+++ Dataset section
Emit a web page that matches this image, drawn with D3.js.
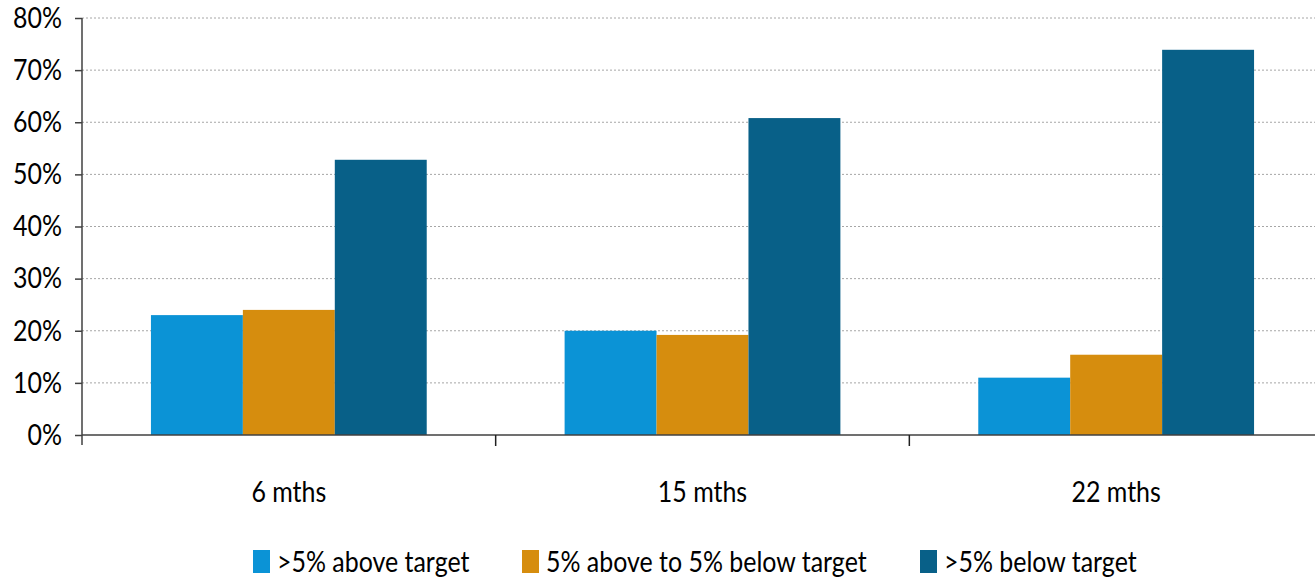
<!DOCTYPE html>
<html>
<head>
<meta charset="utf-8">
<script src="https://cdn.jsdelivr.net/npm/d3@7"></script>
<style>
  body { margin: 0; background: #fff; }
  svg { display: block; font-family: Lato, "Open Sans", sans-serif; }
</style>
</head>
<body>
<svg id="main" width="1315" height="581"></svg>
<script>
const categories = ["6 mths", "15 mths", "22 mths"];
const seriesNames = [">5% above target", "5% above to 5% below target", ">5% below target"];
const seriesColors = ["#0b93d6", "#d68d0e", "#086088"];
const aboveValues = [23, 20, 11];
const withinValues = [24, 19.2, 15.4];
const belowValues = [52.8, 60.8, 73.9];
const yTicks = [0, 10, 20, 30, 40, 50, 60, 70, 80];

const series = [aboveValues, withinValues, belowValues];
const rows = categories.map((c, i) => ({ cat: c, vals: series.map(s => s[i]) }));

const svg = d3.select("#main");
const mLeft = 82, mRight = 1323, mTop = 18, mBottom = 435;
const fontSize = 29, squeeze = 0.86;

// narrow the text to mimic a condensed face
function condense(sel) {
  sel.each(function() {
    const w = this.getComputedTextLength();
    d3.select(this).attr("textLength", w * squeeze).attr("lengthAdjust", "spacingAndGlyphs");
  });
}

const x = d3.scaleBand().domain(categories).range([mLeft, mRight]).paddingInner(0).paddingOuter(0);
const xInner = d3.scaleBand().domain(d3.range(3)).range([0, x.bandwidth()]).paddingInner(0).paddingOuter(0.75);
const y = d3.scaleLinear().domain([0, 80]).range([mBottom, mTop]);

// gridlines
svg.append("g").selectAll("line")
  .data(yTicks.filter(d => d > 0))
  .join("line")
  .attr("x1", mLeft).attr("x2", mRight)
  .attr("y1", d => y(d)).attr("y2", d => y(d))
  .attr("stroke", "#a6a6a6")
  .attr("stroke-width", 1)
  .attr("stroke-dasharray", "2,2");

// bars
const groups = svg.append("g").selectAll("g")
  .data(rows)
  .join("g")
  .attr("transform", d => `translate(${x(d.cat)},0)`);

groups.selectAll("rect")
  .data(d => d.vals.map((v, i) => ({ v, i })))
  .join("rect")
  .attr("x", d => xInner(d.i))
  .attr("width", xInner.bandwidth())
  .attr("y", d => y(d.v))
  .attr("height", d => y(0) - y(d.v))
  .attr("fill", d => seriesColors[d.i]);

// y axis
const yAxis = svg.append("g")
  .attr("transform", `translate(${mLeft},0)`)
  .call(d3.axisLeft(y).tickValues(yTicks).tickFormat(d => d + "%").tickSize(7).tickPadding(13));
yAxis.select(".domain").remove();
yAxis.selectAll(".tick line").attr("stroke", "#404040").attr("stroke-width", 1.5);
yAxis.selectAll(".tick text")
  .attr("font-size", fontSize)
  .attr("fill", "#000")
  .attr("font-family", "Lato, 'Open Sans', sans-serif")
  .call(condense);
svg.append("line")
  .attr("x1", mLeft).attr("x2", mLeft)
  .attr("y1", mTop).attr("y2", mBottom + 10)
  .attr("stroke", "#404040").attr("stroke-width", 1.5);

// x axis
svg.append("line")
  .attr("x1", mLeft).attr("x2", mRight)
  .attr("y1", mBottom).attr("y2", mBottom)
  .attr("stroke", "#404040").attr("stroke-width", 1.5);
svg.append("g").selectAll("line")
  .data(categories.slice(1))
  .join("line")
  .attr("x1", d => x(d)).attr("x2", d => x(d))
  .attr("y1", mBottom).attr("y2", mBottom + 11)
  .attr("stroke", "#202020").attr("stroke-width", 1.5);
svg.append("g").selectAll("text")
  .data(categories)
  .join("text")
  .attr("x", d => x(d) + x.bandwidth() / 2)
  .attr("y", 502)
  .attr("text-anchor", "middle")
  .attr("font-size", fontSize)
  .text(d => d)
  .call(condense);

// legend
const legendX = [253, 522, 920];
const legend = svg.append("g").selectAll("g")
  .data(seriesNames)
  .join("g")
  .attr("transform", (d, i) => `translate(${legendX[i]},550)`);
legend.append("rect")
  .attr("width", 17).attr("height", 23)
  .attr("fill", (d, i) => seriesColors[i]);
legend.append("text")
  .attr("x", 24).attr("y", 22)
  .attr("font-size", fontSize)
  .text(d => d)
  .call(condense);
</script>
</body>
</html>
++++++
• _Problem to work on_: Return each line of the data, keeping its wording exact and omitting pictures.

• _Answer in full_:
Emit a web page that matches this image, drawn with D3.js.
<!DOCTYPE html>
<html>
<head>
<meta charset="utf-8">
<script src="https://cdn.jsdelivr.net/npm/d3@7"></script>
<style>
  body { margin: 0; background: #fff; }
  svg { display: block; font-family: Lato, "Open Sans", sans-serif; }
</style>
</head>
<body>
<svg id="main" width="1315" height="581"></svg>
<script>
const categories = ["6 mths", "15 mths", "22 mths"];
const seriesNames = [">5% above target", "5% above to 5% below target", ">5% below target"];
const seriesColors = ["#0b93d6", "#d68d0e", "#086088"];
const aboveValues = [23, 20, 11];
const withinValues = [24, 19.2, 15.4];
const belowValues = [52.8, 60.8, 73.9];
const yTicks = [0, 10, 20, 30, 40, 50, 60, 70, 80];

const series = [aboveValues, withinValues, belowValues];
const rows = categories.map((c, i) => ({ cat: c, vals: series.map(s => s[i]) }));

const svg = d3.select("#main");
const mLeft = 82, mRight = 1323, mTop = 18, mBottom = 435;
const fontSize = 29, squeeze = 0.86;

// narrow the text to mimic a condensed face
function condense(sel) {
  sel.each(function() {
    const w = this.getComputedTextLength();
    d3.select(this).attr("textLength", w * squeeze).attr("lengthAdjust", "spacingAndGlyphs");
  });
}

const x = d3.scaleBand().domain(categories).range([mLeft, mRight]).paddingInner(0).paddingOuter(0);
const xInner = d3.scaleBand().domain(d3.range(3)).range([0, x.bandwidth()]).paddingInner(0).paddingOuter(0.75);
const y = d3.scaleLinear().domain([0, 80]).range([mBottom, mTop]);

// gridlines
svg.append("g").selectAll("line")
  .data(yTicks.filter(d => d > 0))
  .join("line")
  .attr("x1", mLeft).attr("x2", mRight)
  .attr("y1", d => y(d)).attr("y2", d => y(d))
  .attr("stroke", "#a6a6a6")
  .attr("stroke-width", 1)
  .attr("stroke-dasharray", "2,2");

// bars
const groups = svg.append("g").selectAll("g")
  .data(rows)
  .join("g")
  .attr("transform", d => `translate(${x(d.cat)},0)`);

groups.selectAll("rect")
  .data(d => d.vals.map((v, i) => ({ v, i })))
  .join("rect")
  .attr("x", d => xInner(d.i))
  .attr("width", xInner.bandwidth())
  .attr("y", d => y(d.v))
  .attr("height", d => y(0) - y(d.v))
  .attr("fill", d => seriesColors[d.i]);

// y axis
const yAxis = svg.append("g")
  .attr("transform", `translate(${mLeft},0)`)
  .call(d3.axisLeft(y).tickValues(yTicks).tickFormat(d => d + "%").tickSize(7).tickPadding(13));
yAxis.select(".domain").remove();
yAxis.selectAll(".tick line").attr("stroke", "#404040").attr("stroke-width", 1.5);
yAxis.selectAll(".tick text")
  .attr("font-size", fontSize)
  .attr("fill", "#000")
  .attr("font-family", "Lato, 'Open Sans', sans-serif")
  .call(condense);
svg.append("line")
  .attr("x1", mLeft).attr("x2", mLeft)
  .attr("y1", mTop).attr("y2", mBottom + 10)
  .attr("stroke", "#404040").attr("stroke-width", 1.5);

// x axis
svg.append("line")
  .attr("x1", mLeft).attr("x2", mRight)
  .attr("y1", mBottom).attr("y2", mBottom)
  .attr("stroke", "#404040").attr("stroke-width", 1.5);
svg.append("g").selectAll("line")
  .data(categories.slice(1))
  .join("line")
  .attr("x1", d => x(d)).attr("x2", d => x(d))
  .attr("y1", mBottom).attr("y2", mBottom + 11)
  .attr("stroke", "#202020").attr("stroke-width", 1.5);
svg.append("g").selectAll("text")
  .data(categories)
  .join("text")
  .attr("x", d => x(d) + x.bandwidth() / 2)
  .attr("y", 502)
  .attr("text-anchor", "middle")
  .attr("font-size", fontSize)
  .text(d => d)
  .call(condense);

// legend
const legendX = [253, 522, 920];
const legend = svg.append("g").selectAll("g")
  .data(seriesNames)
  .join("g")
  .attr("transform", (d, i) => `translate(${legendX[i]},550)`);
legend.append("rect")
  .attr("width", 17).attr("height", 23)
  .attr("fill", (d, i) => seriesColors[i]);
legend.append("text")
  .attr("x", 24).attr("y", 22)
  .attr("font-size", fontSize)
  .text(d => d)
  .call(condense);
</script>
</body>
</html>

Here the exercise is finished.